** begin Records **

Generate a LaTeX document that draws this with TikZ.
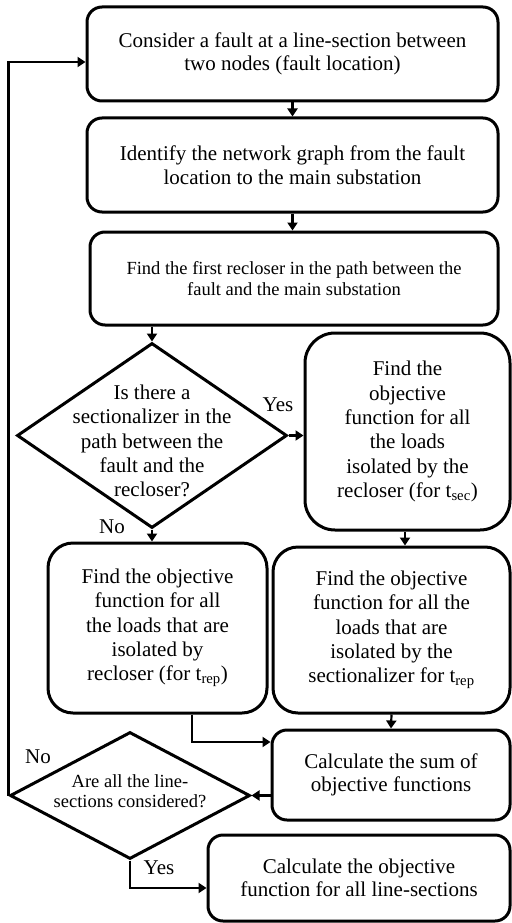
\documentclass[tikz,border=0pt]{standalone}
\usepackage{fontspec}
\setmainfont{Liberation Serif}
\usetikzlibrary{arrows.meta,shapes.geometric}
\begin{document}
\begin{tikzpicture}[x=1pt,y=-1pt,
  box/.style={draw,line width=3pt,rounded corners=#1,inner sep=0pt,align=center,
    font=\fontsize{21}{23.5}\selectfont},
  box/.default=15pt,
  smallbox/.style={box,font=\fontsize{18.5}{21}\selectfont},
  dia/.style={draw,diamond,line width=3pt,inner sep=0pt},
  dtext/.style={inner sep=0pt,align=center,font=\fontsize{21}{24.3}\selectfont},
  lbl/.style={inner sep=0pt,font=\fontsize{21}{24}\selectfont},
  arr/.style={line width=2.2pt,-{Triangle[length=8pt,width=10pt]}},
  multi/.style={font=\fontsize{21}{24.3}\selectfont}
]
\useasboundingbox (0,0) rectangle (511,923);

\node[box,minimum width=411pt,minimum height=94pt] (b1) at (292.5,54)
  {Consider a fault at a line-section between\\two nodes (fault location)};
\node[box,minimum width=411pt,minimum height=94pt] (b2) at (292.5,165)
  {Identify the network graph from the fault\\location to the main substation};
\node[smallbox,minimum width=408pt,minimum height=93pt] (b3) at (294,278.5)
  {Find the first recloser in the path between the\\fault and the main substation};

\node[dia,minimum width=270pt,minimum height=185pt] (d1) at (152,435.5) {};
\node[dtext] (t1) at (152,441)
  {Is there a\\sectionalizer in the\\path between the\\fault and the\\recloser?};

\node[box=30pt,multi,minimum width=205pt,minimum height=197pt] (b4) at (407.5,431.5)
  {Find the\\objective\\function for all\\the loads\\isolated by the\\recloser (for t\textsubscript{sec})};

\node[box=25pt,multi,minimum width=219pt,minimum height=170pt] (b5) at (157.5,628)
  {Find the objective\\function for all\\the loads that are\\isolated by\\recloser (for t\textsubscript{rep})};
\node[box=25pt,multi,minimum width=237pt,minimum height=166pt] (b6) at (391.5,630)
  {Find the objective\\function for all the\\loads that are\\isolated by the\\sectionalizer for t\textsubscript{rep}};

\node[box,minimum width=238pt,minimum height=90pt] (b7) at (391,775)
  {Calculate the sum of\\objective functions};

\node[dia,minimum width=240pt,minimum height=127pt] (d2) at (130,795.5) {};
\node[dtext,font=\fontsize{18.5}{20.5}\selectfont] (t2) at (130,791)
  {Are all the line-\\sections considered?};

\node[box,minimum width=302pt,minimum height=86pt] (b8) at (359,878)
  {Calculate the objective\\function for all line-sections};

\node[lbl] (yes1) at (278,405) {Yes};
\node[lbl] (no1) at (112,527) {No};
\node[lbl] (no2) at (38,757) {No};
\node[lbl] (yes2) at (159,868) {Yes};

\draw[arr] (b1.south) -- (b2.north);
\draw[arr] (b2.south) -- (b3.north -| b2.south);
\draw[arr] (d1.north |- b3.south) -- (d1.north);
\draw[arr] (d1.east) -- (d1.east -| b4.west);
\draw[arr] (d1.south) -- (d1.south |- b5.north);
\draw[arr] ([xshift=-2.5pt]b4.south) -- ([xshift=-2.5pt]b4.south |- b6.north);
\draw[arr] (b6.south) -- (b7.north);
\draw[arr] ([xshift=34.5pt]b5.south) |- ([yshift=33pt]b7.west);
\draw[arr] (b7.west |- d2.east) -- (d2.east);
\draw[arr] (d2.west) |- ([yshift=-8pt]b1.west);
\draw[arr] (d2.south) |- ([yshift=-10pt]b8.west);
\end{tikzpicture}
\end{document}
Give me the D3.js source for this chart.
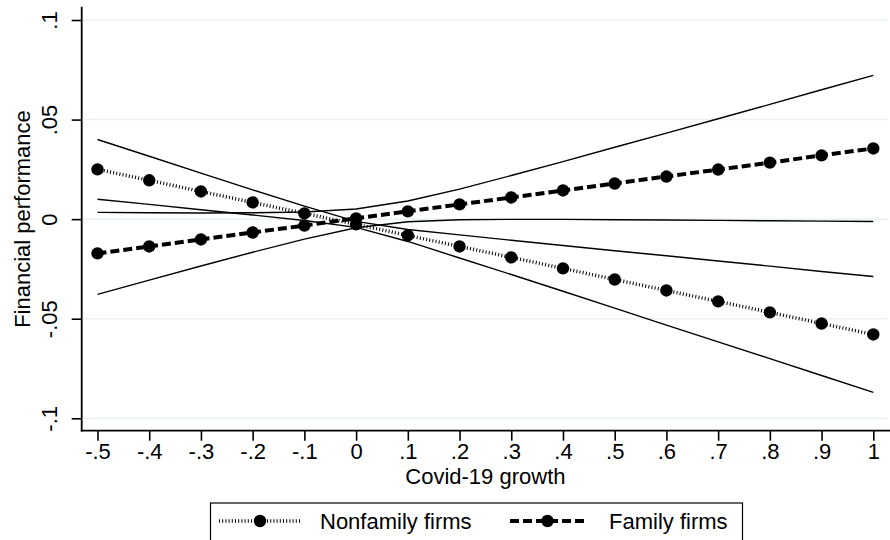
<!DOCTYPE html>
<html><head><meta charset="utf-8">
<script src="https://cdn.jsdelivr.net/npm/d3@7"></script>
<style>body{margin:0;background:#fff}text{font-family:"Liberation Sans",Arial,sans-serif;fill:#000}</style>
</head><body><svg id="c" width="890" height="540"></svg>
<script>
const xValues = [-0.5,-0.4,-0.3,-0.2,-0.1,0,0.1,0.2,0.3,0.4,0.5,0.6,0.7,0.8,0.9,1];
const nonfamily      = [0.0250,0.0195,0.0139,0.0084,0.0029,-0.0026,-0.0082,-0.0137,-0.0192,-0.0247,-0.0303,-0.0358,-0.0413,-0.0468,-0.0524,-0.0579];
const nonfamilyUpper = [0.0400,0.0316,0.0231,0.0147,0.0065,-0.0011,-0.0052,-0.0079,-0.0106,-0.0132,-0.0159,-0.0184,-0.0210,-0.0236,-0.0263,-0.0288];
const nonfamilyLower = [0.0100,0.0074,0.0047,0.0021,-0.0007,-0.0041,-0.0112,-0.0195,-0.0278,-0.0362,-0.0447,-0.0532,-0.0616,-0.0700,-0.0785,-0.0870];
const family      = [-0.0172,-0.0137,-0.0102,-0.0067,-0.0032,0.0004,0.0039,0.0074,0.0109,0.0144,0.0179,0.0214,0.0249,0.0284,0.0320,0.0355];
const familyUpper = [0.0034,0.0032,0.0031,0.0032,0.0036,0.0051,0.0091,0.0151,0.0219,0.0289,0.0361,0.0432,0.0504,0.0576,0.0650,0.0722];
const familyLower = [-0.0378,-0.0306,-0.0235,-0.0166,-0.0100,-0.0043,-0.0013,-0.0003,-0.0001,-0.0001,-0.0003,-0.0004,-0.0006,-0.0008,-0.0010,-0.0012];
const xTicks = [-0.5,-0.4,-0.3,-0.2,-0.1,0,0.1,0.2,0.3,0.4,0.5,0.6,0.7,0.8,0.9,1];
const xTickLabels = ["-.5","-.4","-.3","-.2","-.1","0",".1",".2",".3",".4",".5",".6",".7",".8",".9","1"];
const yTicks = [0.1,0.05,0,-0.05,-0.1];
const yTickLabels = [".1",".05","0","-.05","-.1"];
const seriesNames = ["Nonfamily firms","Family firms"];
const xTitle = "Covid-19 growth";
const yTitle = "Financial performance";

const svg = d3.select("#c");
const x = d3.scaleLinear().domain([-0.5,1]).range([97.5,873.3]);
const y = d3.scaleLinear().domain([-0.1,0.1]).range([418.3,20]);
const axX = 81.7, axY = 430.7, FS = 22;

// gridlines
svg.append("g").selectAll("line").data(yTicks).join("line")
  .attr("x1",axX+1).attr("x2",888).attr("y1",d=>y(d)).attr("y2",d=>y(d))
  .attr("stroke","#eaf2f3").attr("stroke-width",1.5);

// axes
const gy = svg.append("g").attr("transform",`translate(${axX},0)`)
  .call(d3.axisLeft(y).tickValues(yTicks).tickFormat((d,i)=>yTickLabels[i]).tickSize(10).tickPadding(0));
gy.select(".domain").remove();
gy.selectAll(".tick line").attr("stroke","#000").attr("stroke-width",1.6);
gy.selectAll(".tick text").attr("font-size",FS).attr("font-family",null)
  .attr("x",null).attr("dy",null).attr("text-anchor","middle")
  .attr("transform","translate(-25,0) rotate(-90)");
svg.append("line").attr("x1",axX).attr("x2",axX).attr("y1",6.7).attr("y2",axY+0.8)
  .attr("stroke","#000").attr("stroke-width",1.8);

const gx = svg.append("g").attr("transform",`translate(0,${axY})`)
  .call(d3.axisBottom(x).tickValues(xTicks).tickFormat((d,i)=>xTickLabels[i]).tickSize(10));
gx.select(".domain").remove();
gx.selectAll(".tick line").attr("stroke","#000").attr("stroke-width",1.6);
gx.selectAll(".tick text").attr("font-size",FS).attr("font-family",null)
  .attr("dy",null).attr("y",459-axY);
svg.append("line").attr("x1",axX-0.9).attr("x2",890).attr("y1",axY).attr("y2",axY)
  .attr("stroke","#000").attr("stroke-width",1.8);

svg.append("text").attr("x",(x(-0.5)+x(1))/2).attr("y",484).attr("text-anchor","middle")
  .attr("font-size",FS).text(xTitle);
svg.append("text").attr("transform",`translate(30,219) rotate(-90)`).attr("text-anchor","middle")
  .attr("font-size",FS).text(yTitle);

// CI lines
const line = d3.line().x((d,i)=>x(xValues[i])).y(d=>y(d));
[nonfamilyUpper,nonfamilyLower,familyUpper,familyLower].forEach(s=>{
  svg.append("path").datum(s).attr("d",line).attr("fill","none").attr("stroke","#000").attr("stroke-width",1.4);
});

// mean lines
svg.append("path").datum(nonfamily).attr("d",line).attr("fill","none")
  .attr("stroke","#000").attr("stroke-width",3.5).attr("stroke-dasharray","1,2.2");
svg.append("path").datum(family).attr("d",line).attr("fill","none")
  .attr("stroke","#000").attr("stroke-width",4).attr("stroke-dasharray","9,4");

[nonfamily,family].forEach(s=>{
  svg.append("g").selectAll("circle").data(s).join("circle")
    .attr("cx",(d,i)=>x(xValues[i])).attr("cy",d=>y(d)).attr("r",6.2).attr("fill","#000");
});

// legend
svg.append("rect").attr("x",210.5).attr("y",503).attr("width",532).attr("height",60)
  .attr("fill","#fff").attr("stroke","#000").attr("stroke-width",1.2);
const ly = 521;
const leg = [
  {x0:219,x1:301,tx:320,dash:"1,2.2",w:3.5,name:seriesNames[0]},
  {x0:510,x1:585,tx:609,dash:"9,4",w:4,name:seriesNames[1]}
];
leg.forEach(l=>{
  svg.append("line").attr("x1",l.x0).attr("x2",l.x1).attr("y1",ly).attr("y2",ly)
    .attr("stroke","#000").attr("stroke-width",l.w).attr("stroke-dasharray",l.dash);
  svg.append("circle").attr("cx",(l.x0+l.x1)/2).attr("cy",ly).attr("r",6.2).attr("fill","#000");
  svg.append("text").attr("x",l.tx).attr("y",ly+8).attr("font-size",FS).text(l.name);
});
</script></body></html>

** end Records **

- [Instructions to follow]
Word for word, give again the lines from the first entry to the line with "(0,0) rectangle (511,923);", inclusive. Exclude the pictures.

- [Exercise answer]
Generate a LaTeX document that draws this with TikZ.
\documentclass[tikz,border=0pt]{standalone}
\usepackage{fontspec}
\setmainfont{Liberation Serif}
\usetikzlibrary{arrows.meta,shapes.geometric}
\begin{document}
\begin{tikzpicture}[x=1pt,y=-1pt,
  box/.style={draw,line width=3pt,rounded corners=#1,inner sep=0pt,align=center,
    font=\fontsize{21}{23.5}\selectfont},
  box/.default=15pt,
  smallbox/.style={box,font=\fontsize{18.5}{21}\selectfont},
  dia/.style={draw,diamond,line width=3pt,inner sep=0pt},
  dtext/.style={inner sep=0pt,align=center,font=\fontsize{21}{24.3}\selectfont},
  lbl/.style={inner sep=0pt,font=\fontsize{21}{24}\selectfont},
  arr/.style={line width=2.2pt,-{Triangle[length=8pt,width=10pt]}},
  multi/.style={font=\fontsize{21}{24.3}\selectfont}
]
\useasboundingbox (0,0) rectangle (511,923);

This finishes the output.